Thanks to the authors for the detailed rebuttal & for providing detailed segmentation performance. As expected, FlowFeat provides more improvement on categories that could potentially move. This makes sense, but doesn't appear to be a critical flaw of the method, as it is still a strict improvement over the baseline. My other questions have also been adequately answered and thus I maintain my rating for acceptance.
Thank you for acknowledging our response and for your feedback.
The manuscript addresses the problem of increasing the resolution of feature representations.
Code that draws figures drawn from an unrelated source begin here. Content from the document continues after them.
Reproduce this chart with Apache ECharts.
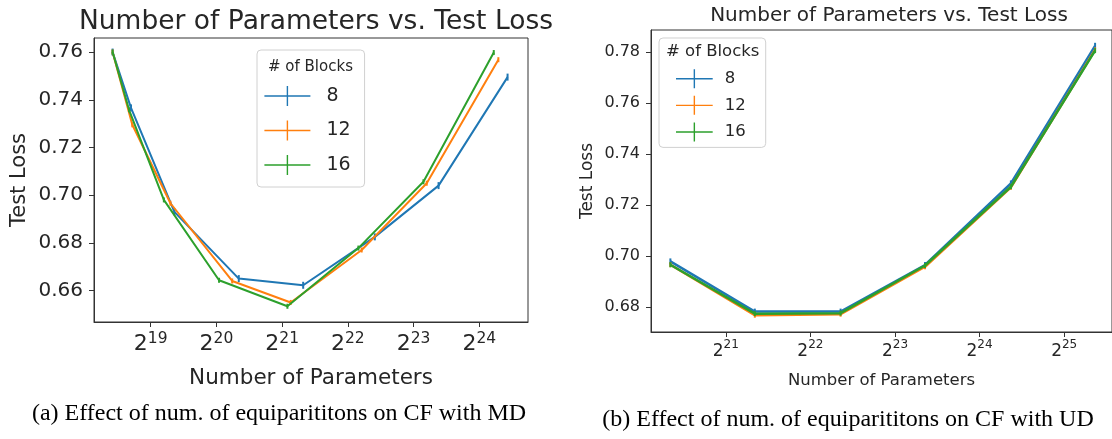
<!DOCTYPE html>
<html>
<head>
<meta charset="utf-8">
<title>Number of Parameters vs. Test Loss</title>
<script src="https://cdn.jsdelivr.net/npm/echarts@6/dist/echarts.min.js"></script>
<style>
  html, body { margin: 0; padding: 0; background: #fff; }
  #main { width: 1112px; height: 439px; }
</style>
</head>
<body>
<div id="main"></div>
<script>
// blocks in the legend
var blocks = ['8', '12', '16'];
var colors = ['#1f77b4', '#ff7f0e', '#2ca02c'];

// (a) MD : log2 of number of parameters, test loss
var log2ParamsMD8  = [18.42, 18.70, 19.36, 20.34, 21.32, 22.41, 23.38, 24.43];
var lossMD8        = [0.760, 0.7366, 0.693, 0.665, 0.6622, 0.6825, 0.704, 0.7495];
var log2ParamsMD12 = [18.42, 18.72, 19.30, 20.24, 21.13, 22.21, 23.20, 24.29];
var lossMD12       = [0.760, 0.7295, 0.6966, 0.664, 0.655, 0.677, 0.705, 0.7568];
var log2ParamsMD16 = [18.42, 18.67, 19.20, 20.04, 21.08, 22.16, 23.15, 24.22];
var lossMD16       = [0.760, 0.7358, 0.698, 0.6643, 0.6534, 0.6778, 0.7056, 0.7598];

// (b) UD
var log2ParamsUD = [20.345, 21.343, 22.357, 23.355, 24.37, 25.365];
var lossUD8  = [0.6979, 0.6782, 0.6782, 0.6965, 0.7285, 0.7825];
var lossUD12 = [0.6966, 0.6768, 0.6772, 0.6958, 0.727, 0.7809];
var lossUD16 = [0.6966, 0.6774, 0.6776, 0.6963, 0.7272, 0.7806];

// tick labels
var xTicksMD = [19, 20, 21, 22, 23, 24];
var yTicksMD = [0.66, 0.68, 0.70, 0.72, 0.74, 0.76];
var xTicksUD = [21, 22, 23, 24, 25];
var yTicksUD = [0.68, 0.70, 0.72, 0.74, 0.76, 0.78];

function pairs(xs, ys) {
  var out = [];
  for (var i = 0; i < xs.length; i++) out.push([xs[i], ys[i]]);
  return out;
}

var font = 'DejaVu Sans';
var txt = '#262626';
var legendIcon = 'path://M0,9.3h46v1.4h-46z M22.3,0h1.4v20h-1.4z';
var legendIconB = 'path://M0,8.8h36.7v1.4h-36.7z M17.65,0h1.4v19h-1.4z';
var errBar = 'path://M0,0h1v10h-1z';

var myChart = echarts.init(document.getElementById('main'));

function xAxisOf(idx, min, max, ticks, big, small, pad, margin, nameSize, nameGap) {
  return {
    type: 'value', gridIndex: idx, min: min, max: max,
    name: 'Number of Parameters', nameLocation: 'middle', nameGap: nameGap,
    nameTextStyle: { fontFamily: font, fontSize: nameSize, color: txt },
    axisLine: { show: true, lineStyle: { color: '#333', width: 1 } },
    axisTick: { show: true, length: 5, lineStyle: { color: '#333' }, customValues: ticks },
    splitLine: { show: false },
    axisLabel: {
      customValues: ticks, margin: margin, color: txt,
      formatter: function (v) { return '{b|2}{s|' + Math.round(v) + '}'; },
      rich: {
        b: { fontFamily: font, fontSize: big, color: txt, verticalAlign: 'bottom', padding: [pad, 0, 0, 0] },
        s: { fontFamily: font, fontSize: small, color: txt, verticalAlign: 'top' }
      }
    }
  };
}

function yAxisOf(idx, min, max, ticks, size, margin, nameSize, gap) {
  return {
    type: 'value', gridIndex: idx, min: min, max: max,
    name: 'Test Loss', nameLocation: 'middle', nameRotate: 90, nameGap: gap,
    nameTextStyle: { fontFamily: font, fontSize: nameSize, color: txt },
    axisLine: { show: true, lineStyle: { color: '#333', width: 1 } },
    axisTick: { show: true, length: 5, lineStyle: { color: '#333' }, customValues: ticks },
    splitLine: { show: false },
    axisLabel: {
      customValues: ticks, margin: margin, color: txt, fontFamily: font, fontSize: size,
      formatter: function (v) { return v.toFixed(2); }
    }
  };
}

function lineSeries(name, i, gi, xs, ys, w, sym) {
  return {
    name: name, type: 'line', xAxisIndex: gi, yAxisIndex: gi,
    data: pairs(xs, ys),
    symbol: errBar, symbolSize: sym, showSymbol: true,
    lineStyle: { color: colors[i], width: w },
    itemStyle: { color: colors[i] },
    z: 2 + i
  };
}

var option = {
  animation: false,
  title: [
    { text: 'Number of Parameters vs. Test Loss', left: 311, top: 4, textAlign: 'center',
      textStyle: { fontFamily: font, fontSize: 26.5, fontWeight: 'normal', color: txt } },
    { text: 'Number of Parameters vs. Test Loss', left: 884, top: 1, textAlign: 'center',
      textStyle: { fontFamily: font, fontSize: 20, fontWeight: 'normal', color: txt } }
  ],
  grid: [
    { left: 94, right: 584, top: 38, bottom: 117, show: true, borderColor: '#333', borderWidth: 1, backgroundColor: 'transparent' },
    { left: 651, right: 0, top: 30, bottom: 107, show: true, borderColor: '#333', borderWidth: 1, backgroundColor: 'transparent' }
  ],
  xAxis: [
    xAxisOf(0, 18.137, 24.741, xTicksMD, 22, 15.5, 2, 9, 21.5, 45),
    xAxisOf(1, 20.116, 25.565, xTicksUD, 17, 12, 4, 7, 16.5, 40)
  ],
  yAxis: [
    yAxisOf(0, 0.6468, 0.7659, yTicksMD, 20, 11, 21, 64),
    yAxisOf(1, 0.6702, 0.7887, yTicksUD, 16, 11, 17, 55)
  ],
  legend: [
    { data: blocks.map(function (n) { return 'MD ' + n; }),
      left: 257, top: 50, orient: 'vertical',
      padding: [36, 14, 12, 7.4], itemGap: 14.5, itemWidth: 46, itemHeight: 20,
      icon: legendIcon,
      backgroundColor: 'rgba(255,255,255,0.8)', borderColor: '#d0d0d0', borderWidth: 1, borderRadius: 4,
      formatter: function (n) { return n.split(' ')[1]; },
      textStyle: { fontFamily: font, fontSize: 19, color: txt, padding: [0, 0, 0, 11] } },
    { data: blocks.map(function (n) { return 'UD ' + n; }),
      left: 659, top: 38, orient: 'vertical',
      padding: [31.2, 20, 5.9, 17], itemGap: 7.65, itemWidth: 36.7, itemHeight: 19,
      icon: legendIconB,
      backgroundColor: 'rgba(255,255,255,0.8)', borderColor: '#d0d0d0', borderWidth: 1, borderRadius: 4,
      formatter: function (n) { return n.split(' ')[1]; },
      textStyle: { fontFamily: font, fontSize: 16.5, color: txt, padding: [0, 0, 0, 7] } }
  ],
  graphic: [
    { type: 'text', x: 268, y: 67, z: 100,
      style: { text: '# of Blocks', fontFamily: font, fontSize: 15, fill: txt, textVerticalAlign: 'middle' } },
    { type: 'text', x: 666, y: 52, z: 100,
      style: { text: '# of Blocks', fontFamily: font, fontSize: 16.5, fill: txt, textVerticalAlign: 'middle' } },
    { type: 'text', x: 279, y: 414,
      style: { text: '(a) Effect of num. of equiparititons on CF with MD', fontFamily: 'Liberation Serif', fontSize: 24, fill: '#000', textAlign: 'center', textVerticalAlign: 'middle' } },
    { type: 'text', x: 848, y: 420,
      style: { text: '(b) Effect of num. of equiparititons on CF with UD', fontFamily: 'Liberation Serif', fontSize: 24, fill: '#000', textAlign: 'center', textVerticalAlign: 'middle' } }
  ],
  series: [
    lineSeries('MD 8', 0, 0, log2ParamsMD8, lossMD8, 2, [2, 7]),
    lineSeries('MD 12', 1, 0, log2ParamsMD12, lossMD12, 2, [2, 5]),
    lineSeries('MD 16', 2, 0, log2ParamsMD16, lossMD16, 2, [2, 5]),
    lineSeries('UD 8', 0, 1, log2ParamsUD, lossUD8, 2.5, [2, 6]),
    lineSeries('UD 12', 1, 1, log2ParamsUD, lossUD12, 2.5, [2, 5]),
    lineSeries('UD 16', 2, 1, log2ParamsUD, lossUD16, 2.5, [2, 5])
  ]
};

myChart.setOption(option);
</script>
</body>
</html>
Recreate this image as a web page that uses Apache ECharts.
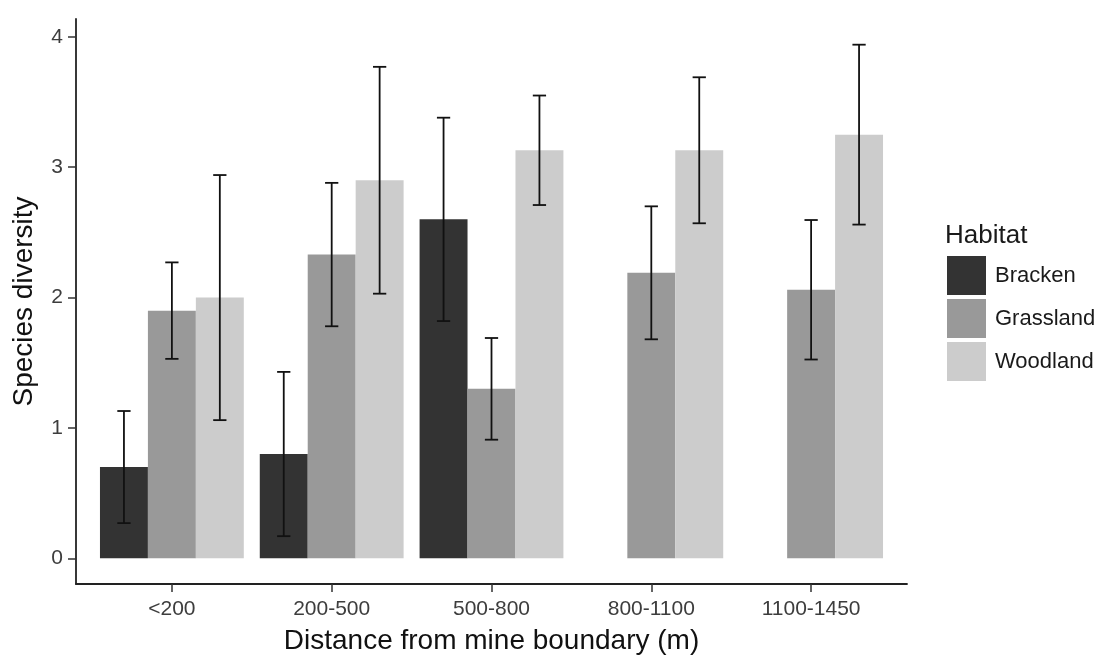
<!DOCTYPE html>
<html>
<head>
<meta charset="utf-8">
<script src="https://cdn.jsdelivr.net/npm/echarts@6/dist/echarts.min.js"></script>
<style>
html,body{margin:0;padding:0;background:#fff;}
#chart{width:1106px;height:660px;}
</style>
</head>
<body>
<div id="chart"></div>
<script>
// ---- data ----
const categories = ['<200', '200-500', '500-800', '800-1100', '1100-1450'];
const habitats = ['Bracken', 'Grassland', 'Woodland'];
const bracken = [0.70, 0.80, 2.60, null, null];
const brackenErr = [0.43, 0.63, 0.78, null, null];
const grassland = [1.90, 2.33, 1.30, 2.19, 2.06];
const grasslandErr = [0.37, 0.55, 0.39, 0.51, 0.535];
const woodland = [2.00, 2.90, 3.13, 3.13, 3.25];
const woodlandErr = [0.94, 0.87, 0.42, 0.56, 0.69];
const yTicks = [0, 1, 2, 3, 4];
const colors = ['#333333', '#999999', '#cccccc'];

const FONT = '"Liberation Sans", Arial, sans-serif';
const values = [bracken, grassland, woodland];
const errs = [brackenErr, grasslandErr, woodlandErr];

// ggplot-like expansions
let hi = 0;
values.forEach((arr, k) => arr.forEach((v, i) => { if (v != null) hi = Math.max(hi, v + errs[k][i]); }));
const yMin = -0.05 * hi, yMax = hi * 1.05;
const xPositions = categories.map((c, i) => i + 1);

const dodge = 0.9, nGroups = 3, barW = dodge / nGroups, capW = 0.083;

function makeSeries(k) {
  const data = [];
  values[k].forEach((v, i) => {
    if (v != null) data.push([xPositions[i], v, errs[k][i]]);
  });
  const off = (k - 1) * barW;
  return {
    name: habitats[k],
    type: 'custom',
    itemStyle: { color: colors[k] },
    data: data,
    renderItem: function (params, api) {
      const x = api.value(0) + off;
      const v = api.value(1);
      const e = api.value(2);
      const tl = api.coord([x - barW / 2, v]);
      const br = api.coord([x + barW / 2, 0]);
      const top = api.coord([x, v + e]);
      const bot = api.coord([x, v - e]);
      const cl = api.coord([x - capW / 2, v])[0];
      const cr = api.coord([x + capW / 2, v])[0];
      const ls = { stroke: '#111', lineWidth: 1.8 };
      return {
        type: 'group',
        children: [
          { type: 'rect', shape: { x: tl[0], y: tl[1], width: br[0] - tl[0], height: br[1] - tl[1] }, style: { fill: colors[k] } },
          { type: 'line', shape: { x1: top[0], y1: top[1], x2: bot[0], y2: bot[1] }, style: ls },
          { type: 'line', shape: { x1: cl, y1: top[1], x2: cr, y2: top[1] }, style: ls },
          { type: 'line', shape: { x1: cl, y1: bot[1], x2: cr, y2: bot[1] }, style: ls }
        ]
      };
    }
  };
}

const chart = echarts.init(document.getElementById('chart'), null, { renderer: 'canvas' });
chart.setOption({
  animation: false,
  backgroundColor: '#ffffff',
  textStyle: { fontFamily: FONT },
  grid: { left: 76, right: 199, top: 19, bottom: 75, containLabel: false },
  title: {
    text: 'Habitat',
    left: 945, top: 223,
    textStyle: { fontFamily: FONT, fontSize: 26, fontWeight: 'normal', color: '#1a1a1a' },
    padding: 0
  },
  legend: {
    orient: 'vertical',
    left: 947, top: 256,
    padding: 0,
    itemWidth: 39, itemHeight: 39, itemGap: 4,
    icon: 'rect',
    selectedMode: false,
    data: habitats,
    textStyle: { fontFamily: FONT, fontSize: 22, color: '#1a1a1a', padding: [0, 0, 0, 4] }
  },
  xAxis: {
    type: 'value',
    min: 0.4, max: 5.6,
    name: 'Distance from mine boundary (m)',
    nameLocation: 'middle', nameGap: 43,
    nameTextStyle: { fontFamily: FONT, fontSize: 28, color: '#111' },
    axisLine: { show: true, onZero: false, lineStyle: { color: '#222', width: 1.8 } },
    axisTick: { show: true, customValues: xPositions, length: 8, lineStyle: { color: '#333', width: 1.5 } },
    axisLabel: {
      customValues: xPositions, margin: 15,
      fontFamily: FONT, fontSize: 21, color: '#3d3d3d',
      formatter: function (v) { return categories[Math.round(v) - 1]; }
    },
    splitLine: { show: false }
  },
  yAxis: {
    type: 'value',
    min: yMin, max: yMax,
    name: 'Species diversity',
    nameLocation: 'middle', nameGap: 38,
    nameTextStyle: { fontFamily: FONT, fontSize: 28, color: '#111' },
    axisLine: { show: true, onZero: false, lineStyle: { color: '#222', width: 1.8 } },
    axisTick: { show: true, customValues: yTicks, length: 8, lineStyle: { color: '#333', width: 1.5 } },
    axisLabel: { customValues: yTicks, margin: 13, fontFamily: FONT, fontSize: 21, color: '#3d3d3d' },
    splitLine: { show: false }
  },
  series: [makeSeries(0), makeSeries(1), makeSeries(2)]
});
</script>
</body>
</html>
Two contributions are claimed: the method, an effective self-supervised training framework that exploits flow networks and large video datasets, and an evaluation of the obtained feature representation (FlowFeat). Both parts are considered as strength by the reviewers and the AC. Main points of criticism are on evaluation details and discussion of short comings and edge cases. The weaknesses are of minor nature, while the strengths are dominating, thus the recommendation to accept the paper. As the topic of increased feature representation resolution is of broad relevance, it is suggested to present the work as spotlight, but even an oral would work. All reviewers were rather positive from the beginning and after rebuttal and discussion, two suggest acceptance, and two BA. The main weaknesses addressed in the rebuttal were about edge cases and additional reflections. Several reviewers raised their assessment, but also pointed out to include the additional theoretical (7P8o) and intuitive (zphZ) reflections in the final version.